Production Implementation: Training Pipelines and Serving Architecture for Learning to Rank
The Feature Snapshot Problem
When a user clicks a result, you log (query, item, click). But what features did that item have at click time? If item X had 100 reviews when clicked but now has 500, which value should training use? The answer: 100. The user decided based on seeing 100 reviews. Training on 500 teaches the model that "items with 500 reviews get clicked" when users never saw that. This creates a gap between what the model learns and what it encounters at serving time.
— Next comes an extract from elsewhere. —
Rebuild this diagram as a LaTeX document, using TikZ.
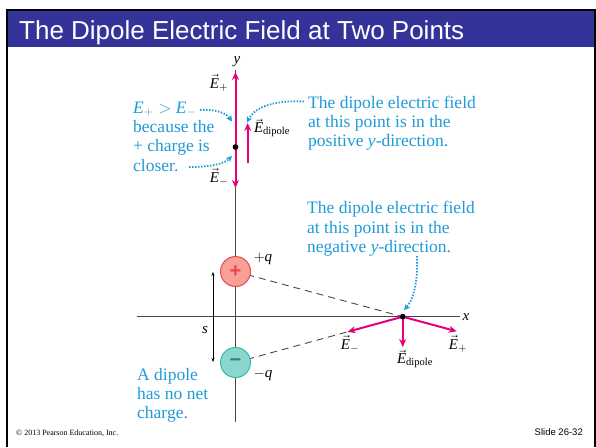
\documentclass[tikz,border=0pt]{standalone}
\usepackage{amsmath}
\usepackage{fontspec}
\setmainfont{Liberation Serif}
\newfontfamily\slidesans{Liberation Sans}
\usetikzlibrary{arrows.meta, calc}

\definecolor{titleblue}{RGB}{51,51,153}
\definecolor{notecyan}{RGB}{30,155,215}
\definecolor{fieldpink}{RGB}{230,0,126}
\definecolor{posfill}{RGB}{246,160,150}
\definecolor{posdraw}{RGB}{232,70,80}
\definecolor{negfill}{RGB}{140,215,205}
\definecolor{negdraw}{RGB}{50,185,175}
\definecolor{axisgray}{RGB}{70,70,70}

\newcommand{\Evec}{\vec{\textit{E}}}

\begin{document}
\begin{tikzpicture}[x=1pt, y=-1pt,
  note/.style={text=notecyan, font=\fontsize{17.5}{19.3}\selectfont,
               align=left, inner sep=0pt, anchor=north west},
  lab/.style={font=\fontsize{15}{17}\selectfont, inner sep=0pt},
  axis/.style={axisgray, line width=1.1pt},
  field/.style={-{Stealth[length=8pt, width=7pt]}, draw=fieldpink,
                line width=2pt},
  hint/.style={-{Stealth[length=6pt, width=6pt]}, notecyan,
               line width=1.8pt, dash pattern=on 1.5pt off 1.5pt},
  guide/.style={axisgray, line width=0.9pt, dash pattern=on 7pt off 5pt},
  dot/.style={circle, fill=black, inner sep=0pt, minimum size=5.5pt},
  charge/.style={circle, line width=1pt, minimum size=30pt, inner sep=0pt,
                 font=\slidesans\bfseries\fontsize{20}{20}\selectfont},
  sep/.style={{Stealth[length=4pt, width=3pt]}-{Stealth[length=4pt, width=3pt]},
              line width=0.5pt},
]
\useasboundingbox (0,0) rectangle (596,447);

% --- Title bar ---
\node[fill=titleblue, minimum width=587pt, minimum height=37pt,
      anchor=north west, inner sep=0pt] (bar) at (8,10) {};
\node[anchor=base west, text=white, inner sep=0pt,
      font=\slidesans\fontsize{26}{28}\selectfont] (title) at (19,39.5)
  {The Dipole Electric Field at Two Points};
\draw[line width=2pt] (7,447) -- (7,10) -- (595,10) -- (595,447);

% --- Axes ---
\coordinate (ytop) at (235.5,70);
\coordinate (ybot) at (235.5,422);
\coordinate (xleft) at (137,316.7);
\coordinate (xright) at (460,316.7);
\draw[axis] (ytop) -- (ybot);
\draw[axis] (xleft) -- (xright);
\node[lab] (ylab) at (237,62) {\textit{y}};
\node[lab] (xlab) at (466,317) {\textit{x}};

% --- Charges ---
\node[dot] (P1) at (235.5,147) {};
\node[dot] (P2) at (402.7,316.7) {};
\coordinate (qpos) at (235.5,271.5);
\coordinate (qneg) at (235.5,362.5);
\coordinate (Ep2) at ($(qpos)!1.323!(P2)$);
\coordinate (Em2) at ($(P2)!0.33!(qneg)$);
\draw[guide] (qpos) -- (P2);
\draw[guide] (qneg) -- (Em2);
\node[charge, fill=posfill, draw=posdraw, text=posdraw] (qp) at (qpos) {+};
\node[charge, fill=negfill, draw=negdraw, text=negdraw!75!black] (qm) at (qneg) {−};
\node[lab] (qplab) at (263,259) {$+$\textit{q}};
\node[lab] (qmlab) at (263,375) {$-$\textit{q}};

% separation s
\coordinate (stop) at (213,272);
\coordinate (sbot) at (213,362);
\draw[sep] (stop) -- (sbot);
\node[lab] (slab) at (205,330) {\textit{s}};

% --- Field on the y-axis ---
\coordinate (Ep1) at (235.5,72);
\coordinate (Em1) at (235.5,188);
\coordinate (Ed1a) at (247.7,163);
\coordinate (Ed1b) at (247.7,123);
\draw[field] (P1.center) -- (Ep1);
\draw[field] (P1.center) -- (Em1);
\draw[field] (Ed1a) -- (Ed1b);
\node[dot] at (P1) {};
\node[lab] (Ep1lab) at (219,83) {$\Evec_{+}$};
\node[lab] (Em1lab) at (219,177) {$\Evec_{-}$};
\node[lab] (Ed1lab) at (272,128) {$\Evec_{\text{dipole}}$};

% --- Field on the x-axis ---
\coordinate (Ed2) at (402.7,347);
\draw[field] (P2.center) -- (Ep2);
\draw[field] (P2.center) -- (Em2);
\draw[field] (P2.center) -- (Ed2);
\node[dot] at (P2) {};
\node[lab] (Em2lab) at (350,344) {$\Evec_{-}$};
\node[lab] (Ed2lab) at (415,359) {$\Evec_{\text{dipole}}$};
\node[lab] (Ep2lab) at (458,344) {$\Evec_{+}$};

% --- Notes ---
\node[note] (nleft) at (133,101.7) {%
  \textit{E}$_+ >$ \textit{E}$_-$\\
  because the\\
  + charge is\\
  closer.};
\node[note] (nup) at (308,95.5) {%
  The dipole electric field\\
  at this point is in the\\
  positive \textit{y}-direction.};
\node[note] (ndown) at (307,201.3) {%
  The dipole electric field\\
  at this point is in the\\
  negative \textit{y}-direction.};
\node[note] (nnet) at (137,368) {%
  A dipole\\
  has no net\\
  charge.};

% dotted pointers
\coordinate (h1a) at (200,110);
\coordinate (h1b) at (232,121.5);
\coordinate (h2a) at (189,167);
\coordinate (h2b) at (232,156);
\coordinate (h3a) at (304,101.5);
\coordinate (h3b) at (247,122.5);
\coordinate (h4a) at (417,256);
\coordinate (h4b) at (404,310);
\draw[hint] (h1a) .. controls (218,109) and (227,114) .. (h1b);
\draw[hint] (h2a) .. controls (210,167) and (224,164) .. (h2b);
\draw[hint] (h3a) .. controls (272,100) and (254,108) .. (h3b);
\draw[hint] (h4a) .. controls (418,284) and (413,300) .. (h4b);

% --- Footer ---
\node[anchor=base west, inner sep=0pt, font=\fontsize{8}{9}\selectfont]
  (copy) at (16,435) {© 2013 Pearson Education, Inc.};
\node[anchor=base east, inner sep=0pt,
      font=\slidesans\fontsize{9.5}{10}\selectfont]
  (slide) at (583,435) {Slide 26-32};

\end{tikzpicture}
\end{document}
The fix: snapshot feature values at impression time, not lookup time. When you log the click, also log every feature value used to rank that item. Store these snapshots in a columnar format for efficient training reads. This doubles storage costs but eliminates an entire class of bugs.
Serving Latency Budget
Users expect results in under 200ms total. Search and ranking typically get 50ms of that budget at the 99th percentile (meaning 99 of 100 requests must finish in 50ms). Break this into: feature lookup (1-5ms) from a fast key value store, and model scoring (10-30ms). The critical optimization: batch all candidates in one model call. Scoring 100 items individually takes 100 × 10ms = 1 second. Batching takes 15-20ms. The difference is whether your system works or fails.
Safe Model Deployment
Never deploy a new ranking model directly to 100% of traffic. First, run in shadow mode: score every request but do not use the scores. Compare shadow outputs to production. If they differ wildly, investigate. Then ramp gradually: 1% traffic, watch metrics for a day. 5%, another day. 20%, 50%, 100%. At each stage, if click rates or revenue drop more than 2-3%, automatically revert within minutes. This catches bugs that offline evaluation misses.